--- START ---
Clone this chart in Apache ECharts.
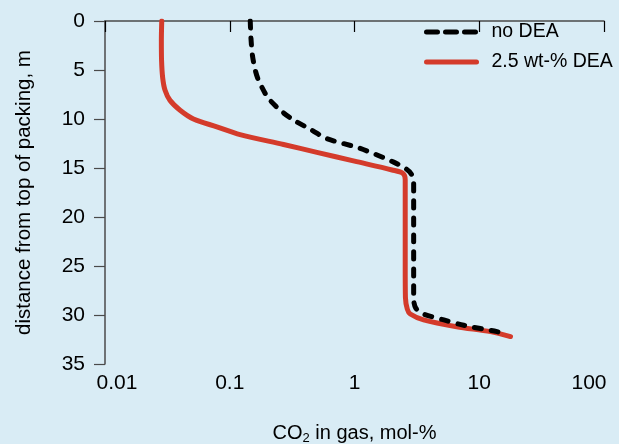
<!DOCTYPE html>
<html>
<head>
<meta charset="utf-8">
<script src="https://cdn.jsdelivr.net/npm/echarts@6/dist/echarts.min.js"></script>
<style>
html,body{margin:0;padding:0;background:#d9ecf5;}
#c{width:619px;height:444px;}
</style>
</head>
<body>
<div id="c"></div>
<script>
const seriesNames = ['no DEA', '2.5 wt-% DEA'];
const xTickLabels = ['0.01', '0.1', '1', '10', '100'];
const yTickLabels = [0, 5, 10, 15, 20, 25, 30, 35];
// [CO2 mol-%, distance m]
const noDEA = [
  [0.146, 0], [0.148, 1.8], [0.152, 3.5], [0.16, 5], [0.17, 6.05], [0.187, 7.1],
  [0.204, 7.9], [0.254, 9.1], [0.324, 10.1], [0.45, 11.1], [0.60, 12.0], [1.11, 13.0],
  [2.06, 14.4], [2.6, 15.1], [2.85, 15.6], [2.98, 16.4], [2.98, 18], [2.98, 22], [2.98, 26],
  [2.98, 28.3], [3.1, 29.3], [3.58, 29.9], [5.2, 30.5], [7.5, 31.05], [13.9, 31.7],
  [15.6, 31.9]
];
const dea25 = [
  [0.0285, 0], [0.0283, 2], [0.0284, 4], [0.029, 5.8], [0.0303, 7.07], [0.0332, 8.1],
  [0.040, 9.1], [0.0512, 10.0], [0.0788, 10.8], [0.121, 11.6], [0.27, 12.6],
  [0.50, 13.4], [1.0, 14.3], [2.0, 15.2], [2.45, 15.55], [2.55, 16.2], [2.55, 20],
  [2.55, 25], [2.56, 28.2], [2.65, 29.4], [2.8, 29.9], [3.58, 30.5], [6.6, 31.2],
  [12.3, 31.7], [17.8, 32.2]
];

const chart = echarts.init(document.getElementById('c'), null, {renderer: 'canvas'});
const FONT = 'Liberation Sans';
const axisColor = '#4a4a4a';
chart.setOption({
  backgroundColor: '#d9ecf5',
  animation: false,
  textStyle: {fontFamily: FONT, color: '#000'},
  grid: {left: 105, right: 15, top: 21, bottom: 80, containLabel: false, outerBoundsMode: 'none'},
  legend: {
    orient: 'vertical',
    left: 424, top: 22, padding: 0,
    itemWidth: 50, itemHeight: 20, itemGap: 10,
    itemStyle: {opacity: 0},
    lineStyle: {width: 5, cap: 'round'},
    textStyle: {fontFamily: FONT, fontSize: 19.5, lineHeight: 20, color: '#000', padding: [0, 0, 0, 10]},
    data: [
      {name: seriesNames[0], lineStyle: {width: 5, cap: 'round', type: [11, 8]}},
      {name: seriesNames[1], lineStyle: {width: 5, cap: 'round', type: 'solid'}}
    ]
  },
  xAxis: {
    type: 'log', logBase: 10, min: 0.01, max: 100,
    name: '{a|CO}{s|2}{a| in gas, mol-%}',
    nameLocation: 'middle', nameGap: 58,
    nameTextStyle: {
      rich: {
        a: {fontFamily: FONT, fontSize: 20, color: '#000'},
        s: {fontFamily: FONT, fontSize: 13, color: '#000', verticalAlign: 'bottom', padding: [10, 0, 0, 0]}
      }
    },
    axisLine: {show: true, lineStyle: {color: axisColor, width: 1.5}},
    axisTick: {show: true, inside: false, length: 11, lineStyle: {color: '#000', width: 1.2}},
    minorTick: {show: false},
    splitLine: {show: false},
    axisLabel: {
      fontFamily: FONT, fontSize: 21, color: '#000', margin: 9,
      formatter: function (v) {
        const idx = Math.round(Math.log10(v)) + 2;
        const t = xTickLabels[idx] !== undefined ? xTickLabels[idx] : '';
        if (idx === 0) return '{l|' + t + '}';
        if (idx === 4) return '{r|' + t + '}';
        return t;
      },
      rich: {
        l: {fontFamily: FONT, fontSize: 21, color: '#000', padding: [0, 0, 0, 24]},
        r: {fontFamily: FONT, fontSize: 21, color: '#000', padding: [0, 30, 0, 0]}
      }
    }
  },
  yAxis: {
    type: 'value', inverse: true, min: 0, max: 35, interval: 5,
    name: 'distance from top of packing, m',
    nameLocation: 'middle', nameGap: 70, nameRotate: 90,
    nameTextStyle: {fontFamily: FONT, fontSize: 20.5, color: '#000'},
    axisLine: {show: true, lineStyle: {color: axisColor, width: 1.5}},
    axisTick: {show: true, inside: false, length: 11, lineStyle: {color: axisColor, width: 1.2}},
    splitLine: {show: false},
    axisLabel: {
      fontFamily: FONT, fontSize: 21, color: '#000', margin: 20,
      formatter: function (v) { return yTickLabels.indexOf(v) >= 0 ? String(v) : ''; }
    }
  },
  series: [
    {
      name: seriesNames[0], type: 'line', data: noDEA, smooth: 0.3,
      showSymbol: false, symbol: 'none', z: 3,
      lineStyle: {color: '#000', width: 5, type: [7, 10], cap: 'round', join: 'round'},
      itemStyle: {color: '#000'}
    },
    {
      name: seriesNames[1], type: 'line', data: dea25, smooth: 0.3,
      showSymbol: false, symbol: 'none', z: 2,
      lineStyle: {color: '#d43b2b', width: 5, cap: 'round', join: 'round'},
      itemStyle: {color: '#d43b2b'}
    }
  ]
});
</script>
</body>
</html>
--- END ---
- **WHAT NEEDS TO BE DONE**
Take the data above and repeat it exactly, leaving each picture out.

- **RESULT FOR THIS TASK**
Clone this chart in Apache ECharts.
<!DOCTYPE html>
<html>
<head>
<meta charset="utf-8">
<script src="https://cdn.jsdelivr.net/npm/echarts@6/dist/echarts.min.js"></script>
<style>
html,body{margin:0;padding:0;background:#d9ecf5;}
#c{width:619px;height:444px;}
</style>
</head>
<body>
<div id="c"></div>
<script>
const seriesNames = ['no DEA', '2.5 wt-% DEA'];
const xTickLabels = ['0.01', '0.1', '1', '10', '100'];
const yTickLabels = [0, 5, 10, 15, 20, 25, 30, 35];
// [CO2 mol-%, distance m]
const noDEA = [
  [0.146, 0], [0.148, 1.8], [0.152, 3.5], [0.16, 5], [0.17, 6.05], [0.187, 7.1],
  [0.204, 7.9], [0.254, 9.1], [0.324, 10.1], [0.45, 11.1], [0.60, 12.0], [1.11, 13.0],
  [2.06, 14.4], [2.6, 15.1], [2.85, 15.6], [2.98, 16.4], [2.98, 18], [2.98, 22], [2.98, 26],
  [2.98, 28.3], [3.1, 29.3], [3.58, 29.9], [5.2, 30.5], [7.5, 31.05], [13.9, 31.7],
  [15.6, 31.9]
];
const dea25 = [
  [0.0285, 0], [0.0283, 2], [0.0284, 4], [0.029, 5.8], [0.0303, 7.07], [0.0332, 8.1],
  [0.040, 9.1], [0.0512, 10.0], [0.0788, 10.8], [0.121, 11.6], [0.27, 12.6],
  [0.50, 13.4], [1.0, 14.3], [2.0, 15.2], [2.45, 15.55], [2.55, 16.2], [2.55, 20],
  [2.55, 25], [2.56, 28.2], [2.65, 29.4], [2.8, 29.9], [3.58, 30.5], [6.6, 31.2],
  [12.3, 31.7], [17.8, 32.2]
];

const chart = echarts.init(document.getElementById('c'), null, {renderer: 'canvas'});
const FONT = 'Liberation Sans';
const axisColor = '#4a4a4a';
chart.setOption({
  backgroundColor: '#d9ecf5',
  animation: false,
  textStyle: {fontFamily: FONT, color: '#000'},
  grid: {left: 105, right: 15, top: 21, bottom: 80, containLabel: false, outerBoundsMode: 'none'},
  legend: {
    orient: 'vertical',
    left: 424, top: 22, padding: 0,
    itemWidth: 50, itemHeight: 20, itemGap: 10,
    itemStyle: {opacity: 0},
    lineStyle: {width: 5, cap: 'round'},
    textStyle: {fontFamily: FONT, fontSize: 19.5, lineHeight: 20, color: '#000', padding: [0, 0, 0, 10]},
    data: [
      {name: seriesNames[0], lineStyle: {width: 5, cap: 'round', type: [11, 8]}},
      {name: seriesNames[1], lineStyle: {width: 5, cap: 'round', type: 'solid'}}
    ]
  },
  xAxis: {
    type: 'log', logBase: 10, min: 0.01, max: 100,
    name: '{a|CO}{s|2}{a| in gas, mol-%}',
    nameLocation: 'middle', nameGap: 58,
    nameTextStyle: {
      rich: {
        a: {fontFamily: FONT, fontSize: 20, color: '#000'},
        s: {fontFamily: FONT, fontSize: 13, color: '#000', verticalAlign: 'bottom', padding: [10, 0, 0, 0]}
      }
    },
    axisLine: {show: true, lineStyle: {color: axisColor, width: 1.5}},
    axisTick: {show: true, inside: false, length: 11, lineStyle: {color: '#000', width: 1.2}},
    minorTick: {show: false},
    splitLine: {show: false},
    axisLabel: {
      fontFamily: FONT, fontSize: 21, color: '#000', margin: 9,
      formatter: function (v) {
        const idx = Math.round(Math.log10(v)) + 2;
        const t = xTickLabels[idx] !== undefined ? xTickLabels[idx] : '';
        if (idx === 0) return '{l|' + t + '}';
        if (idx === 4) return '{r|' + t + '}';
        return t;
      },
      rich: {
        l: {fontFamily: FONT, fontSize: 21, color: '#000', padding: [0, 0, 0, 24]},
        r: {fontFamily: FONT, fontSize: 21, color: '#000', padding: [0, 30, 0, 0]}
      }
    }
  },
  yAxis: {
    type: 'value', inverse: true, min: 0, max: 35, interval: 5,
    name: 'distance from top of packing, m',
    nameLocation: 'middle', nameGap: 70, nameRotate: 90,
    nameTextStyle: {fontFamily: FONT, fontSize: 20.5, color: '#000'},
    axisLine: {show: true, lineStyle: {color: axisColor, width: 1.5}},
    axisTick: {show: true, inside: false, length: 11, lineStyle: {color: axisColor, width: 1.2}},
    splitLine: {show: false},
    axisLabel: {
      fontFamily: FONT, fontSize: 21, color: '#000', margin: 20,
      formatter: function (v) { return yTickLabels.indexOf(v) >= 0 ? String(v) : ''; }
    }
  },
  series: [
    {
      name: seriesNames[0], type: 'line', data: noDEA, smooth: 0.3,
      showSymbol: false, symbol: 'none', z: 3,
      lineStyle: {color: '#000', width: 5, type: [7, 10], cap: 'round', join: 'round'},
      itemStyle: {color: '#000'}
    },
    {
      name: seriesNames[1], type: 'line', data: dea25, smooth: 0.3,
      showSymbol: false, symbol: 'none', z: 2,
      lineStyle: {color: '#d43b2b', width: 5, cap: 'round', join: 'round'},
      itemStyle: {color: '#d43b2b'}
    }
  ]
});
</script>
</body>
</html>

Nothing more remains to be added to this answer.